I was able to check on another major heritage site and source of Galactic Hub lore on July 24, 2018: Lennon (aka Drogradur NO425), the capital planet of what was the Galactic Hub during the Pathfinder Era. The results were eerily similar to those discovered on old Pepper Dusk: a watery, ringed world dotted with tiny islands and no sign of what came before. The dozens of comm stations are gone, and I need to find a portal in order to see if Lennon’s portal is still active, although if it is it has likely moved from its earlier position.
In the images above, which I shot on July 24, 2018, one sees that the system retained its name from Atlas Rises: Sahara-Miq, but the planet’s name has changed from Drogradur NO425 to Ervincas N20 (still showing as being discovered by Syn1134). The lines emanating from the system show the paths I took to visit the other Legacy Hub sites pre-NEXT. Most—if not all—of the systems have been renamed in NEXT, so old HUB names are absent from the Galactic Map, at least in the Legacy regions. I did find it curious that Lennon’s name appeared when I was in upper orbit, but that changed once I was below the cloud deck. I reported on what Lennon used to look like in Atlas Rises, along with mapping the planet and cataloguing its player-messages here.

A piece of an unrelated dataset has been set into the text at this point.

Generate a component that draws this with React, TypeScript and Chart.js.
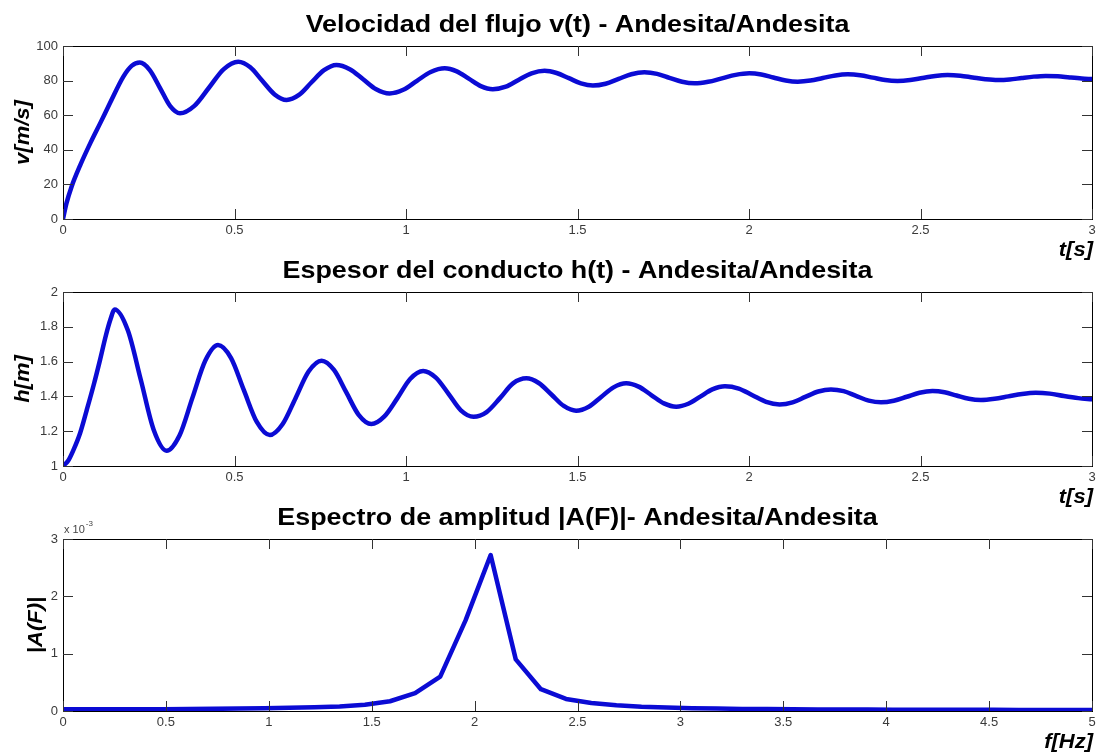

The story of losing sites of cultural importance to progress, time, or environmental changes is not new, and seeing NEXT wipe out Pathfinder-Era settlements and material culture did not come as a complete surprise. But players new to the game will not be able to revisit these old sites to see what had been built by the first generation of players, and unless they search online, they will miss the history of NMS‘s first player civilization. The records kept by Syn1334, Zaz Ariins, and the Hub’s player-builders, along with the data I collected from April 4 until July 23, 2018, remain the only evidence of what came before that helped create a rich human lore in a digital universe.
I will continue to visit the remaining 33 Legacy Hub sites I recorded to see if the above trend is true of Pathfinder-Era settlements, while also documenting the archaeological features new to NEXT.
I was kind of wrong, or Online Services were wonky, or Hello Games pushed out a hot-fix, but my return to Lennon on 26 July 2018 showed the massive communication station cluster that used to surround the portal. The portal itself is gone, and most of the comm balls are inaccessible, buried deep under water and then rock. But a few comm stations can be excavated, and at least one hangs in the sky. Lennon’s history is largely intact it would seem, and new guests are building new bases, a new Cairo atop the old.